[What the task requires]
Retype each line of the material exactly, please, skipping any picture in it.

** begin **

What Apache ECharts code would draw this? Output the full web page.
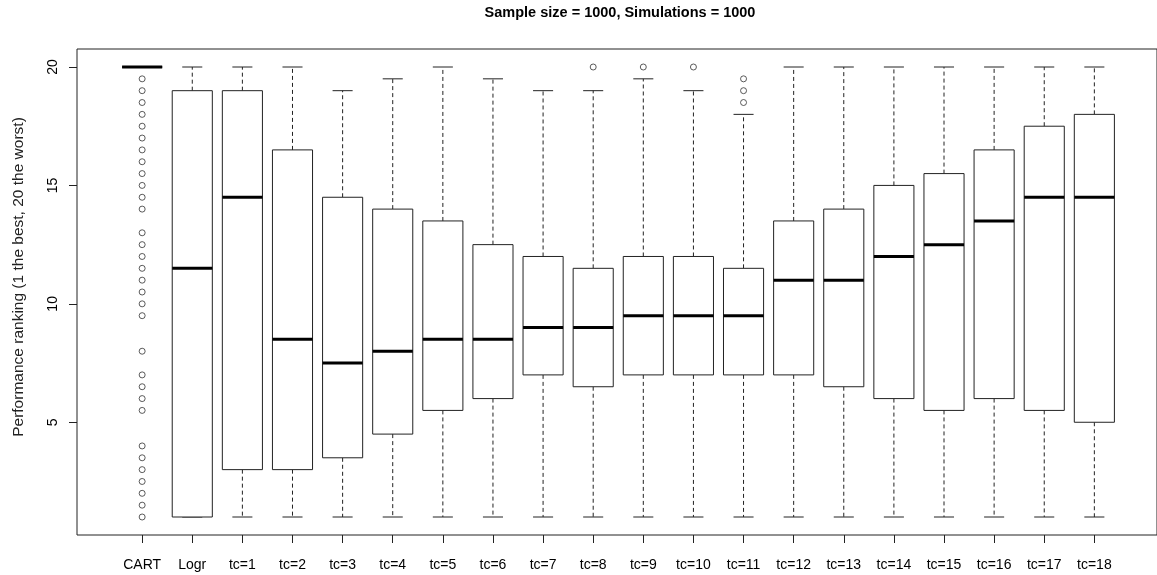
<!DOCTYPE html>
<html>
<head>
<meta charset="utf-8">
<script src="https://cdn.jsdelivr.net/npm/echarts@6/dist/echarts.min.js"></script>
<style>
  html, body { margin: 0; padding: 0; background: #fff; }
  #chart { width: 1157px; height: 575px; }
</style>
</head>
<body>
<div id="chart"></div>
<script>
// categories and box statistics
var categories = ['CART', 'Logr', 'tc=1', 'tc=2', 'tc=3', 'tc=4', 'tc=5', 'tc=6', 'tc=7', 'tc=8',
  'tc=9', 'tc=10', 'tc=11', 'tc=12', 'tc=13', 'tc=14', 'tc=15', 'tc=16', 'tc=17', 'tc=18'];
var whiskerLow  = [20, 1, 1, 1, 1, 1, 1, 1, 1, 1, 1, 1, 1, 1, 1, 1, 1, 1, 1, 1];
var q1          = [20, 1, 3, 3, 3.5, 4.5, 5.5, 6, 7, 6.5, 7, 7, 7, 7, 6.5, 6, 5.5, 6, 5.5, 5];
var median      = [20, 11.5, 14.5, 8.5, 7.5, 8, 8.5, 8.5, 9, 9, 9.5, 9.5, 9.5, 11, 11, 12, 12.5, 13.5, 14.5, 14.5];
var q3          = [20, 19, 19, 16.5, 14.5, 14, 13.5, 12.5, 12, 11.5, 12, 12, 11.5, 13.5, 14, 15, 15.5, 16.5, 17.5, 18];
var whiskerHigh = [20, 20, 20, 20, 19, 19.5, 20, 19.5, 19, 19, 19.5, 19, 18, 20, 20, 20, 20, 20, 20, 20];

// outliers per category
var cartOutliers = [19.5, 19, 18.5, 18, 17.5, 17, 16.5, 16, 15.5, 15, 14.5, 14, 13, 12.5, 12, 11.5, 11,
  10.5, 10, 9.5, 8, 7, 6.5, 6, 5.5, 4, 3.5, 3, 2.5, 2, 1.5, 1];
var tc8Outliers = [20];
var tc9Outliers = [20];
var tc10Outliers = [20];
var tc11Outliers = [19.5, 19, 18.5];

var yTicks = [5, 10, 15, 20];

var boxData = categories.map(function (c, i) {
  return [i + 1, whiskerLow[i], q1[i], median[i], q3[i], whiskerHigh[i]];
});

var outlierData = [];
function addOutliers(name, vals) {
  var x = categories.indexOf(name) + 1;
  vals.forEach(function (v) { outlierData.push([x, v]); });
}
addOutliers('CART', cartOutliers);
addOutliers('tc=8', tc8Outliers);
addOutliers('tc=9', tc9Outliers);
addOutliers('tc=10', tc10Outliers);
addOutliers('tc=11', tc11Outliers);

var ink = '#222';
var font = 'Liberation Sans, Arial, sans-serif';

var chart = echarts.init(document.getElementById('chart'));

function renderBox(params, api) {
  var x = api.value(0);
  var lo = api.coord([x, api.value(1)]);
  var b1 = api.coord([x, api.value(2)]);
  var md = api.coord([x, api.value(3)]);
  var b3 = api.coord([x, api.value(4)]);
  var hi = api.coord([x, api.value(5)]);
  var half = api.size([0.8, 0])[0] / 2;
  var capHalf = api.size([0.4, 0])[0] / 2;
  var cx = lo[0];
  var solid = { stroke: ink, lineWidth: 1, fill: null };
  var dashed = { stroke: ink, lineWidth: 1, lineDash: [4, 3], fill: null };
  return {
    type: 'group',
    children: [
      { type: 'line', shape: { x1: cx, y1: b3[1], x2: cx, y2: hi[1] }, style: dashed },
      { type: 'line', shape: { x1: cx, y1: b1[1], x2: cx, y2: lo[1] }, style: dashed },
      { type: 'line', shape: { x1: cx - capHalf, y1: hi[1], x2: cx + capHalf, y2: hi[1] }, style: solid },
      { type: 'line', shape: { x1: cx - capHalf, y1: lo[1], x2: cx + capHalf, y2: lo[1] }, style: solid },
      {
        type: 'rect',
        shape: { x: cx - half, y: b3[1], width: half * 2, height: b1[1] - b3[1] },
        style: { fill: '#fff', stroke: ink, lineWidth: 1 }
      },
      { type: 'line', shape: { x1: cx - half, y1: md[1], x2: cx + half, y2: md[1] }, style: { stroke: '#000', lineWidth: 3 } }
    ]
  };
}

chart.setOption({
  backgroundColor: '#fff',
  animation: false,
  textStyle: { fontFamily: font },
  grid: {
    left: 77, top: 49, right: -3, bottom: 40,
    show: true, borderColor: ink, borderWidth: 1, backgroundColor: 'transparent'
  },
  graphic: [
    {
      type: 'text', x: 620, y: 13,
      style: {
        text: 'Sample size = 1000, Simulations = 1000',
        fill: '#000', font: 'bold 14.5px ' + font, textAlign: 'center', textVerticalAlign: 'middle'
      }
    },
    {
      type: 'text', x: 19, y: 277, rotation: Math.PI / 2,
      style: {
        text: 'Performance ranking (1 the best, 20 the worst)',
        fill: ink, font: '15.5px ' + font, textAlign: 'center', textVerticalAlign: 'middle'
      }
    }
  ],
  xAxis: {
    type: 'value', min: -0.3, max: 21.25,
    splitLine: { show: false },
    axisLine: { show: false, onZero: false },
    axisTick: { show: true, customValues: boxData.map(function (d) { return d[0]; }), length: 8, lineStyle: { color: ink } },
    axisLabel: {
      customValues: boxData.map(function (d) { return d[0]; }),
      formatter: function (v) { return categories[v - 1]; },
      color: '#000', fontSize: 14, margin: 23, fontFamily: font
    }
  },
  yAxis: {
    type: 'value', min: 0.24, max: 20.76,
    splitLine: { show: false },
    axisLine: { show: false, onZero: false },
    axisTick: { show: true, customValues: yTicks, length: 8, lineStyle: { color: ink } },
    axisLabel: {
      customValues: yTicks, rotate: 90, color: '#000', fontSize: 14, margin: 17, fontFamily: font
    }
  },
  series: [
    {
      type: 'custom',
      renderItem: renderBox,
      encode: { x: 0, y: [1, 2, 3, 4, 5] },
      data: boxData,
      z: 2
    },
    {
      type: 'scatter',
      symbol: 'circle',
      symbolSize: 6,
      itemStyle: { color: '#fff', borderColor: '#333', borderWidth: 1 },
      data: outlierData,
      z: 3
    }
  ]
});
</script>
</body>
</html>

** end **

[The response]
What Apache ECharts code would draw this? Output the full web page.
<!DOCTYPE html>
<html>
<head>
<meta charset="utf-8">
<script src="https://cdn.jsdelivr.net/npm/echarts@6/dist/echarts.min.js"></script>
<style>
  html, body { margin: 0; padding: 0; background: #fff; }
  #chart { width: 1157px; height: 575px; }
</style>
</head>
<body>
<div id="chart"></div>
<script>
// categories and box statistics
var categories = ['CART', 'Logr', 'tc=1', 'tc=2', 'tc=3', 'tc=4', 'tc=5', 'tc=6', 'tc=7', 'tc=8',
  'tc=9', 'tc=10', 'tc=11', 'tc=12', 'tc=13', 'tc=14', 'tc=15', 'tc=16', 'tc=17', 'tc=18'];
var whiskerLow  = [20, 1, 1, 1, 1, 1, 1, 1, 1, 1, 1, 1, 1, 1, 1, 1, 1, 1, 1, 1];
var q1          = [20, 1, 3, 3, 3.5, 4.5, 5.5, 6, 7, 6.5, 7, 7, 7, 7, 6.5, 6, 5.5, 6, 5.5, 5];
var median      = [20, 11.5, 14.5, 8.5, 7.5, 8, 8.5, 8.5, 9, 9, 9.5, 9.5, 9.5, 11, 11, 12, 12.5, 13.5, 14.5, 14.5];
var q3          = [20, 19, 19, 16.5, 14.5, 14, 13.5, 12.5, 12, 11.5, 12, 12, 11.5, 13.5, 14, 15, 15.5, 16.5, 17.5, 18];
var whiskerHigh = [20, 20, 20, 20, 19, 19.5, 20, 19.5, 19, 19, 19.5, 19, 18, 20, 20, 20, 20, 20, 20, 20];

// outliers per category
var cartOutliers = [19.5, 19, 18.5, 18, 17.5, 17, 16.5, 16, 15.5, 15, 14.5, 14, 13, 12.5, 12, 11.5, 11,
  10.5, 10, 9.5, 8, 7, 6.5, 6, 5.5, 4, 3.5, 3, 2.5, 2, 1.5, 1];
var tc8Outliers = [20];
var tc9Outliers = [20];
var tc10Outliers = [20];
var tc11Outliers = [19.5, 19, 18.5];

var yTicks = [5, 10, 15, 20];

var boxData = categories.map(function (c, i) {
  return [i + 1, whiskerLow[i], q1[i], median[i], q3[i], whiskerHigh[i]];
});

var outlierData = [];
function addOutliers(name, vals) {
  var x = categories.indexOf(name) + 1;
  vals.forEach(function (v) { outlierData.push([x, v]); });
}
addOutliers('CART', cartOutliers);
addOutliers('tc=8', tc8Outliers);
addOutliers('tc=9', tc9Outliers);
addOutliers('tc=10', tc10Outliers);
addOutliers('tc=11', tc11Outliers);

var ink = '#222';
var font = 'Liberation Sans, Arial, sans-serif';

var chart = echarts.init(document.getElementById('chart'));

function renderBox(params, api) {
  var x = api.value(0);
  var lo = api.coord([x, api.value(1)]);
  var b1 = api.coord([x, api.value(2)]);
  var md = api.coord([x, api.value(3)]);
  var b3 = api.coord([x, api.value(4)]);
  var hi = api.coord([x, api.value(5)]);
  var half = api.size([0.8, 0])[0] / 2;
  var capHalf = api.size([0.4, 0])[0] / 2;
  var cx = lo[0];
  var solid = { stroke: ink, lineWidth: 1, fill: null };
  var dashed = { stroke: ink, lineWidth: 1, lineDash: [4, 3], fill: null };
  return {
    type: 'group',
    children: [
      { type: 'line', shape: { x1: cx, y1: b3[1], x2: cx, y2: hi[1] }, style: dashed },
      { type: 'line', shape: { x1: cx, y1: b1[1], x2: cx, y2: lo[1] }, style: dashed },
      { type: 'line', shape: { x1: cx - capHalf, y1: hi[1], x2: cx + capHalf, y2: hi[1] }, style: solid },
      { type: 'line', shape: { x1: cx - capHalf, y1: lo[1], x2: cx + capHalf, y2: lo[1] }, style: solid },
      {
        type: 'rect',
        shape: { x: cx - half, y: b3[1], width: half * 2, height: b1[1] - b3[1] },
        style: { fill: '#fff', stroke: ink, lineWidth: 1 }
      },
      { type: 'line', shape: { x1: cx - half, y1: md[1], x2: cx + half, y2: md[1] }, style: { stroke: '#000', lineWidth: 3 } }
    ]
  };
}

chart.setOption({
  backgroundColor: '#fff',
  animation: false,
  textStyle: { fontFamily: font },
  grid: {
    left: 77, top: 49, right: -3, bottom: 40,
    show: true, borderColor: ink, borderWidth: 1, backgroundColor: 'transparent'
  },
  graphic: [
    {
      type: 'text', x: 620, y: 13,
      style: {
        text: 'Sample size = 1000, Simulations = 1000',
        fill: '#000', font: 'bold 14.5px ' + font, textAlign: 'center', textVerticalAlign: 'middle'
      }
    },
    {
      type: 'text', x: 19, y: 277, rotation: Math.PI / 2,
      style: {
        text: 'Performance ranking (1 the best, 20 the worst)',
        fill: ink, font: '15.5px ' + font, textAlign: 'center', textVerticalAlign: 'middle'
      }
    }
  ],
  xAxis: {
    type: 'value', min: -0.3, max: 21.25,
    splitLine: { show: false },
    axisLine: { show: false, onZero: false },
    axisTick: { show: true, customValues: boxData.map(function (d) { return d[0]; }), length: 8, lineStyle: { color: ink } },
    axisLabel: {
      customValues: boxData.map(function (d) { return d[0]; }),
      formatter: function (v) { return categories[v - 1]; },
      color: '#000', fontSize: 14, margin: 23, fontFamily: font
    }
  },
  yAxis: {
    type: 'value', min: 0.24, max: 20.76,
    splitLine: { show: false },
    axisLine: { show: false, onZero: false },
    axisTick: { show: true, customValues: yTicks, length: 8, lineStyle: { color: ink } },
    axisLabel: {
      customValues: yTicks, rotate: 90, color: '#000', fontSize: 14, margin: 17, fontFamily: font
    }
  },
  series: [
    {
      type: 'custom',
      renderItem: renderBox,
      encode: { x: 0, y: [1, 2, 3, 4, 5] },
      data: boxData,
      z: 2
    },
    {
      type: 'scatter',
      symbol: 'circle',
      symbolSize: 6,
      itemStyle: { color: '#fff', borderColor: '#333', borderWidth: 1 },
      data: outlierData,
      z: 3
    }
  ]
});
</script>
</body>
</html>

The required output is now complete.